— Given exercise —
Start at the line where "Reproduce this chart with Apache ECharts." appears and end at the line where "var synY = [48.0, 36.3, 16.7, 4.2, 6.2];" appears; repeat those lines exactly, both ends included, leaving pictures behind.
_____
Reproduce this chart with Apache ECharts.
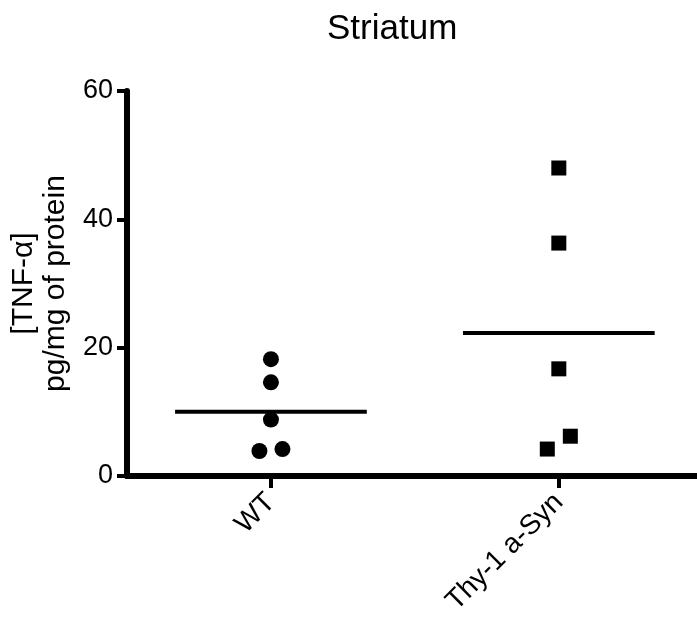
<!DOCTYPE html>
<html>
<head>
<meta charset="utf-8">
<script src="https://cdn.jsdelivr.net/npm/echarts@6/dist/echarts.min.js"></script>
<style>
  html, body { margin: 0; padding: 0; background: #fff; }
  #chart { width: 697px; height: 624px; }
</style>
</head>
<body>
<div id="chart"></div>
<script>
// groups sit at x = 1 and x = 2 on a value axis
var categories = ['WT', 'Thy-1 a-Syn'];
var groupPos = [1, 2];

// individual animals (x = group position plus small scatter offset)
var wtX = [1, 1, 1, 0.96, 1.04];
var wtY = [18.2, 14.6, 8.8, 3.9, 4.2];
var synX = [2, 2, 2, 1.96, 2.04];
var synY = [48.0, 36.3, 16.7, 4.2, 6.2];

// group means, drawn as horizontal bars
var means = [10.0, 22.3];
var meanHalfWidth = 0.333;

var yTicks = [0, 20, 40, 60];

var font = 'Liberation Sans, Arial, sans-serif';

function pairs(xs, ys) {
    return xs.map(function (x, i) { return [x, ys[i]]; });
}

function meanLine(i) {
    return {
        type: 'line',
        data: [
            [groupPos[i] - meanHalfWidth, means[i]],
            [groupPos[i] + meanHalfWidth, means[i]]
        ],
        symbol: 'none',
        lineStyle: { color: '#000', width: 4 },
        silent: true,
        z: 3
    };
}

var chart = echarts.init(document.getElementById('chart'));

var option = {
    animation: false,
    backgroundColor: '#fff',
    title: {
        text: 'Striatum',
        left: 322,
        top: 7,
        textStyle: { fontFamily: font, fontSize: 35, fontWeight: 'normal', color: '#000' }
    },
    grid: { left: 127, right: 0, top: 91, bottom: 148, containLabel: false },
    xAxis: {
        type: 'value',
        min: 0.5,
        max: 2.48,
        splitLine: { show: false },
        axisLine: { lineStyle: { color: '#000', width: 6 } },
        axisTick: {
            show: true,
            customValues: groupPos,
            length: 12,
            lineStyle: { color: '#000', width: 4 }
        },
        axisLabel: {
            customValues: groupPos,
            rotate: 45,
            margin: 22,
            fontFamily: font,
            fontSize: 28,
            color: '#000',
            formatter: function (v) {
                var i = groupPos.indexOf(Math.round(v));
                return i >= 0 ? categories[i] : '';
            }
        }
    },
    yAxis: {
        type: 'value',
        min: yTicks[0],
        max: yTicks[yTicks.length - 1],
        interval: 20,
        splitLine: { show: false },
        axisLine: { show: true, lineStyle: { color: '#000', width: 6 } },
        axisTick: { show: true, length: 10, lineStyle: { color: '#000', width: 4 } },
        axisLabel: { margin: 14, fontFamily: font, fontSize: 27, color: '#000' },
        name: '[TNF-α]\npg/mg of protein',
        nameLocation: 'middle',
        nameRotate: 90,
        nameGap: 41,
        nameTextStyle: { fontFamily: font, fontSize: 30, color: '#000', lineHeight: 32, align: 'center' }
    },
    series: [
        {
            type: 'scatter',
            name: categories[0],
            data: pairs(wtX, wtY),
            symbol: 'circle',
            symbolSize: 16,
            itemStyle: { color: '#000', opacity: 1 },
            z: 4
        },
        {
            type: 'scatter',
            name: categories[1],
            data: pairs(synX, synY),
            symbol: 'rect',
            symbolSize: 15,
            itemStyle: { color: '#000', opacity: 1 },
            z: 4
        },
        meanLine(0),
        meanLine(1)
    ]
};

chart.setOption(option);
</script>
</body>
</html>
_____
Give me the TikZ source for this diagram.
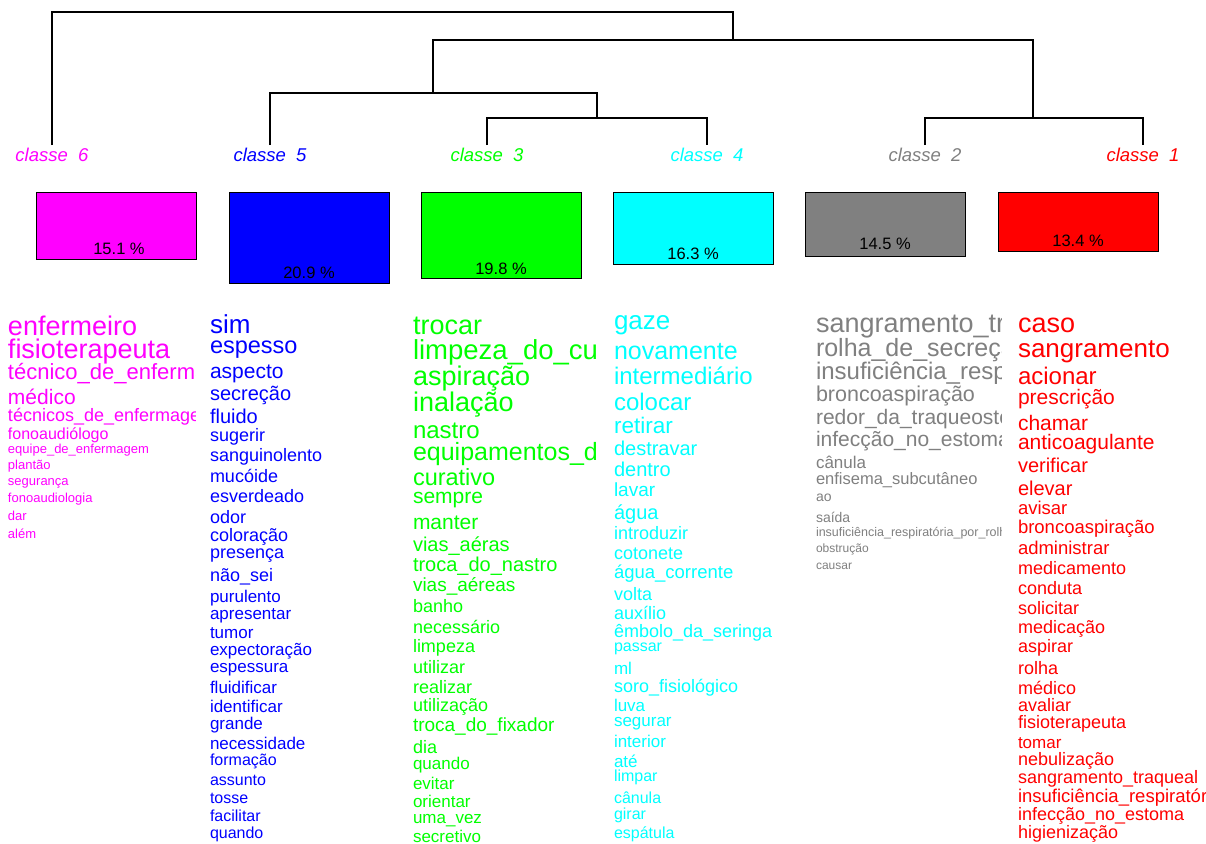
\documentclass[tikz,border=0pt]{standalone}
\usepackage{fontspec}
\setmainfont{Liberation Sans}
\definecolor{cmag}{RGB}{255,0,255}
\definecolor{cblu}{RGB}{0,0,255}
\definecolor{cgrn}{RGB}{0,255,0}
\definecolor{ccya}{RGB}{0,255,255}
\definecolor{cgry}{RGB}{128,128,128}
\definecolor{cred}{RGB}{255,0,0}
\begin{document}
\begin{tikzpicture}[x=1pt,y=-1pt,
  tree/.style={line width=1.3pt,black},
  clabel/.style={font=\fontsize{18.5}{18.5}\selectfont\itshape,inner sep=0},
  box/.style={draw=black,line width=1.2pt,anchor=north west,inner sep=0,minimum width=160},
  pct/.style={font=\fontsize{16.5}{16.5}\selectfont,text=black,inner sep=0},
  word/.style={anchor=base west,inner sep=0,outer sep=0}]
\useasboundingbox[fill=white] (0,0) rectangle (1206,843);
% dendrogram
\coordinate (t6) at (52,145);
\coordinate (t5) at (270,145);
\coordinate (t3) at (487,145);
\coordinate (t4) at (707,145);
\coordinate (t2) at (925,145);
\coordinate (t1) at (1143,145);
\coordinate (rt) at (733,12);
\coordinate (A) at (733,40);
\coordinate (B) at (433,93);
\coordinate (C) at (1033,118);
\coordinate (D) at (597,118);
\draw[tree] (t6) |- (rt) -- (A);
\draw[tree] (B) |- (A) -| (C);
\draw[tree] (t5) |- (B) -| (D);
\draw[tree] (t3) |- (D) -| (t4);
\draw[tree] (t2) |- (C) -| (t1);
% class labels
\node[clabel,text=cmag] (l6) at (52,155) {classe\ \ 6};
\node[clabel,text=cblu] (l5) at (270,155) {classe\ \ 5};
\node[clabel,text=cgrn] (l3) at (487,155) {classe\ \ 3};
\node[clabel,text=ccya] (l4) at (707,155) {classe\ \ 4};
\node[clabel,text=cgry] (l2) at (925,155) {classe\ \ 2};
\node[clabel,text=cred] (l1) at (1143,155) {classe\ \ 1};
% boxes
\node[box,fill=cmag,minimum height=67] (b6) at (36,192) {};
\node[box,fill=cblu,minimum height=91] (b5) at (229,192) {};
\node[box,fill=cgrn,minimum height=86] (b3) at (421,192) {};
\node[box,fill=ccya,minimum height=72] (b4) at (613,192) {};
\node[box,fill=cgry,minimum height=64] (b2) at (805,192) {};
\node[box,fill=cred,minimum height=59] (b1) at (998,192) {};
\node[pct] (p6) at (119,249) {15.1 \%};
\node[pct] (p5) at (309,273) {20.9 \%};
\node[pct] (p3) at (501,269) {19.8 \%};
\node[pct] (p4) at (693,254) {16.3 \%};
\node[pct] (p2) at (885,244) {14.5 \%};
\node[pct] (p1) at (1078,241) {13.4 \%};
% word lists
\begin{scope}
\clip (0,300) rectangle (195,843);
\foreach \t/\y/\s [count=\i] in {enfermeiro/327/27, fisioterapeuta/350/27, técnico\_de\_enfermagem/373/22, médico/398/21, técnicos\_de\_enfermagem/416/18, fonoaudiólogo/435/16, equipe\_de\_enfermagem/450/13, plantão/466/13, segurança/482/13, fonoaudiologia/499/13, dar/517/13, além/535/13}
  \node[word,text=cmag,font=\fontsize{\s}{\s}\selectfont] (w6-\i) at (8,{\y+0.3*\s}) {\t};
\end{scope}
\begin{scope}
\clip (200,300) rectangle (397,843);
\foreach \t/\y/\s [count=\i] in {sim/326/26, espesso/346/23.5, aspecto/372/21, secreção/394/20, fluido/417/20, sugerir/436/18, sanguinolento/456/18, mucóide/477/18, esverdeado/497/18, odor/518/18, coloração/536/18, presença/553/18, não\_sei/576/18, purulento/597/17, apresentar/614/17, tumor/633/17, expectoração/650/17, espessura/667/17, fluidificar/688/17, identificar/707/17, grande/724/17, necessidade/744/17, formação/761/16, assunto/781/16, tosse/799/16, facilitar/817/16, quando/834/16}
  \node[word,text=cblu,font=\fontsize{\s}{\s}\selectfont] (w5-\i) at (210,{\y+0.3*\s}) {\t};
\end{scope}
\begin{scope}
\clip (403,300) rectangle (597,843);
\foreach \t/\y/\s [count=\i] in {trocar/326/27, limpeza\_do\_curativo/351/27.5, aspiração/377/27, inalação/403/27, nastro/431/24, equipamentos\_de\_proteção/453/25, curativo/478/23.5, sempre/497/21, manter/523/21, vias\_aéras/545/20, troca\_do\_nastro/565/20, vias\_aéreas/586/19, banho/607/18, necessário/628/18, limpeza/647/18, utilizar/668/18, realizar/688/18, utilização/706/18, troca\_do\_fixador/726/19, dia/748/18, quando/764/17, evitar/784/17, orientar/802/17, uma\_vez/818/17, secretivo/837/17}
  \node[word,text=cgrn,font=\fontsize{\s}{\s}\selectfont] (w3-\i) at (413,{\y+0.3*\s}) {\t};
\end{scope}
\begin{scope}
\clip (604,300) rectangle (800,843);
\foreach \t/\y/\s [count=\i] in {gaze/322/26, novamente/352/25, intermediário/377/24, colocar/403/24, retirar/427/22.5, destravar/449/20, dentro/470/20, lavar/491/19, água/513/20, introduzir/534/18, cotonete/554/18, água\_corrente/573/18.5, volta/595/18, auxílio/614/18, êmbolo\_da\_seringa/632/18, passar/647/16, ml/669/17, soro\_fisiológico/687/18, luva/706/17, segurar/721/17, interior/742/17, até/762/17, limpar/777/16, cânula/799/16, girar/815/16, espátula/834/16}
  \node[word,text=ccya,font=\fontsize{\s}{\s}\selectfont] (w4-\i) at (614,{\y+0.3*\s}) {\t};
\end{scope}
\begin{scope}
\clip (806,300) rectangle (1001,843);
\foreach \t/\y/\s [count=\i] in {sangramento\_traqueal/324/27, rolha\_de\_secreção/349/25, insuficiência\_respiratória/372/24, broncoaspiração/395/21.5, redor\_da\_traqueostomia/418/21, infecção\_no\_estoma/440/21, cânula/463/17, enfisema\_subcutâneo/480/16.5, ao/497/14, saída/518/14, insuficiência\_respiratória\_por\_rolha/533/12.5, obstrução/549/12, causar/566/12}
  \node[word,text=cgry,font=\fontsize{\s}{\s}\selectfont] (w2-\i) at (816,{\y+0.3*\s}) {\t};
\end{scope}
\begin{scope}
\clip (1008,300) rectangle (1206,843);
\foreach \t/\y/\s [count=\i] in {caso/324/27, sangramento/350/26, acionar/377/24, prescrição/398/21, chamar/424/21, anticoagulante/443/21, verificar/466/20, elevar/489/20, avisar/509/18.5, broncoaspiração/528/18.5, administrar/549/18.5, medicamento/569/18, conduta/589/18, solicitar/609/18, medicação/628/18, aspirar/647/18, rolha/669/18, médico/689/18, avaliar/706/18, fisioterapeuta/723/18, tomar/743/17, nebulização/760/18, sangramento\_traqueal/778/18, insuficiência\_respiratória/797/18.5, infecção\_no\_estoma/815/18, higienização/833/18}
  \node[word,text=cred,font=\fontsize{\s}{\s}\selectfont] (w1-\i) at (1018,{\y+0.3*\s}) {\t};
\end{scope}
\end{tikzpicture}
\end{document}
_____
— Answer for this exercise —
Reproduce this chart with Apache ECharts.
<!DOCTYPE html>
<html>
<head>
<meta charset="utf-8">
<script src="https://cdn.jsdelivr.net/npm/echarts@6/dist/echarts.min.js"></script>
<style>
  html, body { margin: 0; padding: 0; background: #fff; }
  #chart { width: 697px; height: 624px; }
</style>
</head>
<body>
<div id="chart"></div>
<script>
// groups sit at x = 1 and x = 2 on a value axis
var categories = ['WT', 'Thy-1 a-Syn'];
var groupPos = [1, 2];

// individual animals (x = group position plus small scatter offset)
var wtX = [1, 1, 1, 0.96, 1.04];
var wtY = [18.2, 14.6, 8.8, 3.9, 4.2];
var synX = [2, 2, 2, 1.96, 2.04];
var synY = [48.0, 36.3, 16.7, 4.2, 6.2];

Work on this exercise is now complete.